Another topic recently pointed out how in real world test the majority of audiophile enthusiasts can't tell the difference between the output of a $100 cable connection and a $10 cable.. Well here's a similar situation.. I had never even heard of the technique of burning your speakers in to reach a point of producing its best sound, but this article about it reveals a big flaw about the practice.. (excerpts):
Lab Tests Reveal That Speakers From the Same Production Run Sound 11x Less Identical Than One Speaker Before and After Burn-In
By Colin Toh
Published on December 13, 2025
https://www.headphonesty.com/2025/12/tests-speakers-sound-less-identical-burn-in/
The audiophile burn-in ritual goes something like this: buy expensive speakers, run pink noise through them for 100 hours, wait for them to “open up,” then finally allow yourself to listen. ... ..But when researchers actually measured burn-in, they stumbled onto something else entirely. The “identical” speakers weren’t identical. ... ..
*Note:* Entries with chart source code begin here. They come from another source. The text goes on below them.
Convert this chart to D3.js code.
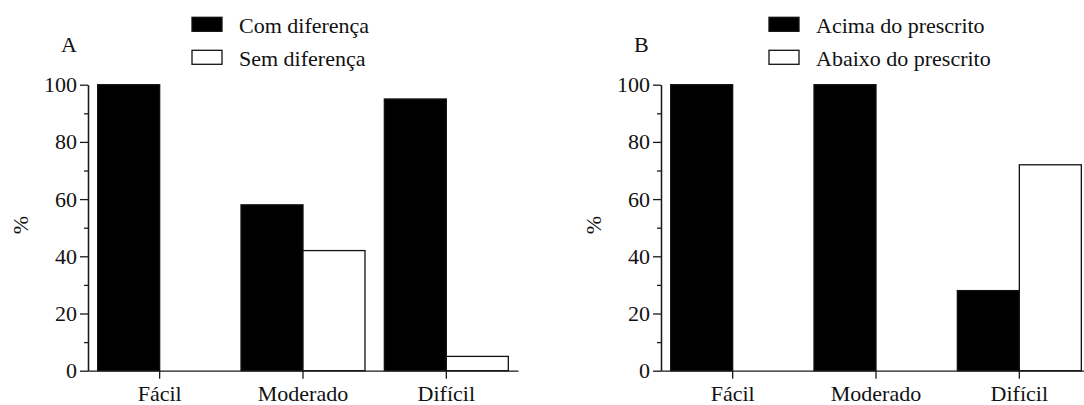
<!DOCTYPE html>
<html>
<head>
<meta charset="utf-8">
<script src="https://cdn.jsdelivr.net/npm/d3@7"></script>
<style>
  body { margin: 0; background: #fff; }
  svg text { font-family: "Liberation Serif", "DejaVu Serif", serif !important; }
  .axis path, .axis line { stroke: #1a1a1a; stroke-width: 1.3; }
  .axis text { fill: #111; font-size: 22px; }
</style>
</head>
<body>
<svg></svg>
<script>
var w = 1084, h = 405;

// data
var categories = ["Fácil", "Moderado", "Difícil"];
var seriesA = ["Com diferença", "Sem diferença"];
var comDiferenca = [100, 58, 95];
var semDiferenca = [0, 42, 5];
var seriesB = ["Acima do prescrito", "Abaixo do prescrito"];
var acimaPrescrito = [100, 100, 28];
var abaixoPrescrito = [0, 0, 72];
var yTicks = [0, 20, 40, 60, 80, 100];
var yMinorTicks = [10, 30, 50, 70, 90];
var seriesFill = ["#000", "#fff"];

var svg = d3.select("svg")
  .attr("width", w)
  .attr("height", h)
  .attr("font-family", "Liberation Serif, serif");

var y = d3.scaleLinear()
  .domain([0, 100])
  .range([370.7, 84.7]);

function drawPanel(opts) {
  var g = svg.append("g");

  var x = d3.scaleBand()
    .domain(categories)
    .range([opts.left, opts.left + 430])
    .paddingInner(0.135)
    .paddingOuter(0.0675);

  var xs = d3.scaleBand()
    .domain([0, 1])
    .range([0, x.bandwidth()]);

  // bars
  opts.values.forEach(function(vals, s) {
    g.selectAll(".bar" + s)
      .data(vals)
      .enter()
      .append("rect")
      .attr("x", function(d, i) { return x(categories[i]) + xs(s); })
      .attr("y", function(d) { return y(d); })
      .attr("width", xs.bandwidth())
      .attr("height", function(d) { return y(0) - y(d); })
      .attr("fill", seriesFill[s])
      .attr("stroke", "#111")
      .attr("stroke-width", 1.3)
      .attr("visibility", function(d) { return d > 0 ? "visible" : "hidden"; });
  });

  // y axis, minor ticks first
  g.append("g")
    .attr("class", "axis")
    .attr("transform", "translate(" + opts.left + ",0)")
    .call(d3.axisLeft(y).tickValues(yMinorTicks).tickSize(4).tickSizeOuter(0).tickFormat(""));

  g.append("g")
    .attr("class", "axis")
    .attr("transform", "translate(" + opts.left + ",0)")
    .call(d3.axisLeft(y).tickValues(yTicks).tickSize(8).tickSizeOuter(0).tickPadding(3));

  g.append("g")
    .attr("class", "axis")
    .attr("transform", "translate(0," + y(0) + ")")
    .call(d3.axisBottom(x).tickSize(8).tickSizeOuter(0).tickPadding(7));

  g.selectAll(".axis").attr("font-family", null);

  // y title
  g.append("text")
    .attr("transform", "translate(" + (opts.left - 60) + ",225) rotate(-90)")
    .attr("text-anchor", "middle")
    .style("font-size", "22px")
    .attr("fill", "#111")
    .text("%");

  // panel letter
  g.append("text")
    .attr("x", opts.left - 27)
    .attr("y", 52.3)
    .style("font-size", "22px")
    .attr("fill", "#111")
    .text(opts.letter);

  // legend
  var leg = g.selectAll(".leg")
    .data(opts.series)
    .enter()
    .append("g")
    .attr("transform", function(d, i) { return "translate(" + opts.legendX + "," + (17.3 + i * 33) + ")"; });

  leg.append("rect")
    .attr("width", 30)
    .attr("height", 14)
    .attr("fill", function(d, i) { return seriesFill[i]; })
    .attr("stroke", "#111")
    .attr("stroke-width", 1.3);

  leg.append("text")
    .attr("x", 47)
    .attr("y", 15.4)
    .style("font-size", "22px")
    .attr("fill", "#111")
    .text(function(d) { return d; });
}

drawPanel({ left: 88, letter: "A", series: seriesA, values: [comDiferenca, semDiferenca], legendX: 192 });
drawPanel({ left: 661, letter: "B", series: seriesB, values: [acimaPrescrito, abaixoPrescrito], legendX: 769 });
</script>
</body>
</html>
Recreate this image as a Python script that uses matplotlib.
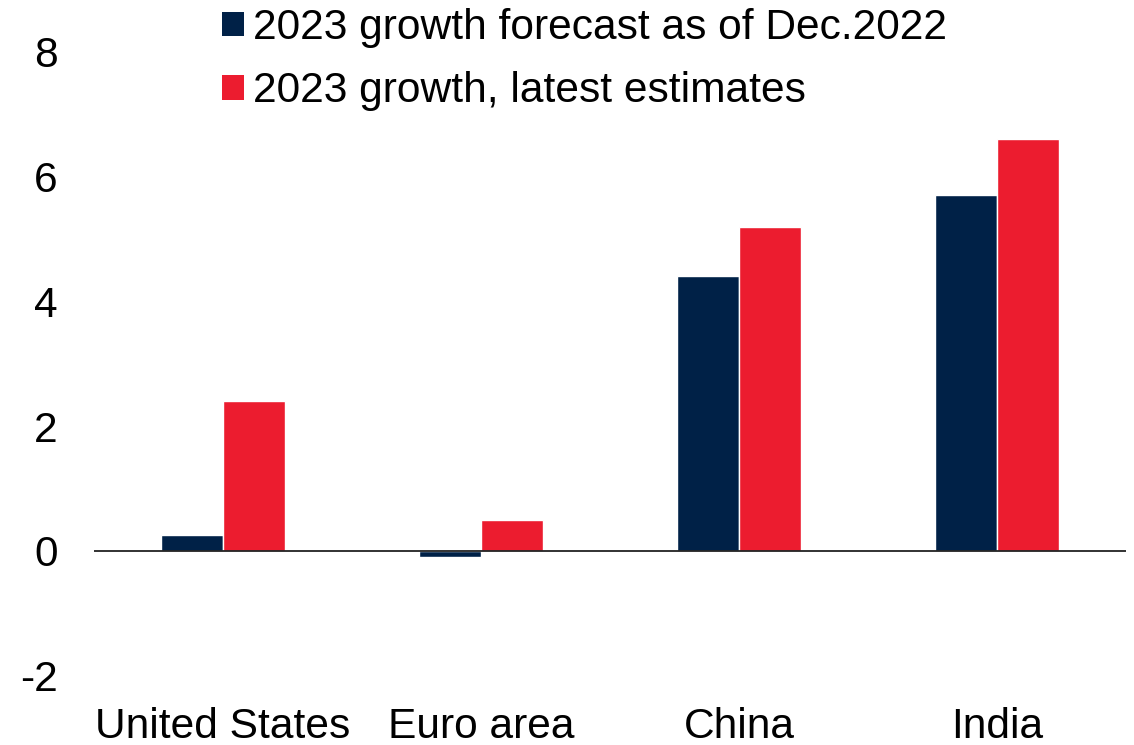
import matplotlib.pyplot as plt
import numpy as np
from matplotlib.patches import Patch

plt.rcParams['font.family'] = ['Liberation Sans', 'DejaVu Sans']
plt.rcParams['axes.unicode_minus'] = False

regions = ['United States', 'Euro area', 'China', 'India']
forecast_dec22 = [0.25, -0.1, 4.4, 5.7]
latest_est = [2.4, 0.5, 5.2, 6.6]
series_names = ['2023 growth forecast as of Dec.2022', '2023 growth, latest estimates']

navy = '#002147'
red = '#EC1C2F'
fs = 30.6

fig = plt.figure(figsize=(11.34, 7.45), dpi=100)
ax = fig.add_axes([0.0829, 0.0933, 0.910, 0.837])

x = np.arange(len(regions))
w = 0.24
ax.bar(x - w / 2, forecast_dec22, w, color=navy, edgecolor='white', linewidth=1)
ax.bar(x + w / 2, latest_est, w, color=red, edgecolor='white', linewidth=1)
ax.axhline(0, color='#222222', linewidth=1.3, zorder=3)

ax.set_xlim(-0.5, 3.5)
ax.set_ylim(-2, 8)
ax.set_yticks([-2, 0, 2, 4, 6, 8])
ax.set_xticks(x)
ax.set_xticklabels(regions)
ax.tick_params(axis='both', length=0, labelsize=fs)
ax.tick_params(axis='y', pad=26)
ax.tick_params(axis='x', pad=23)
for s in ax.spines.values():
    s.set_visible(False)

handles = [Patch(facecolor=navy, edgecolor='none'), Patch(facecolor=red, edgecolor='none')]
fig.legend(handles, series_names, loc='upper left',
           bbox_to_anchor=(222 / 1134, 1 - 8 / 745), frameon=False,
           fontsize=fs, handlelength=0.52, handleheight=0.52,
           handletextpad=0.22, labelspacing=0.55, borderpad=0, borderaxespad=0)

fig.savefig('out.png', dpi=100)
The most significant differences in impedance magnitude appeared between speakers from the same production series. Units with consecutive serial numbers that should have been acoustically identical showed resonance peaks shifted by several hertz from one speaker to the next. ...
... buyers have no way to know if their pair actually matches. The variation that actually matters to stereo imaging, whether your left and right speakers respond identically, goes unmentioned on spec sheets. ...
Somewhere, an audiophile is running burn-in tracks through speakers that differ from each other by eleven times the amount burn-in would ever change them.
I guess this kind of relates to the stock internal sound cards as opposed to using a quality external DAC.. Some say now days you can't tell the difference anyway so it's not worth the extra expense.. That might be true now, I dont have a good argument for it, but to me it just seems prudent to ensure your source audio feeding the transmitter originates from a quality sound card.
But maybe I'm just an idiot like the guys that worry about burning in their speakers.
Actually I guess that doesn't relate to the speaker burn-in story at all.. but it does remind me of it.
@richpowers The manufacturers of hi fi speakers tell you to play white noise through them like between stations on FM for hours to "condition" them before use. Does it matter? Play a certain track from the same amplifier at the same volume same tone settings in the same place before and after and I bet it's only in your imagination if you hear a before and after difference.
I agree that a good sound card is important to have quality audio going to the processor and transmitter but most computers have the exact same Realtek chips in all of them. But it's true that no matter what you do in the middle inbetween the source and transmitter the audio is only as good as the source. The transmitter itself has a lot to do with it also as it is like the speakers in a hi fi system, the final delivery of audio that you hear and if that is not good it doesn't matter how good the source is. In other words the final is as much a part of audio quality as the source.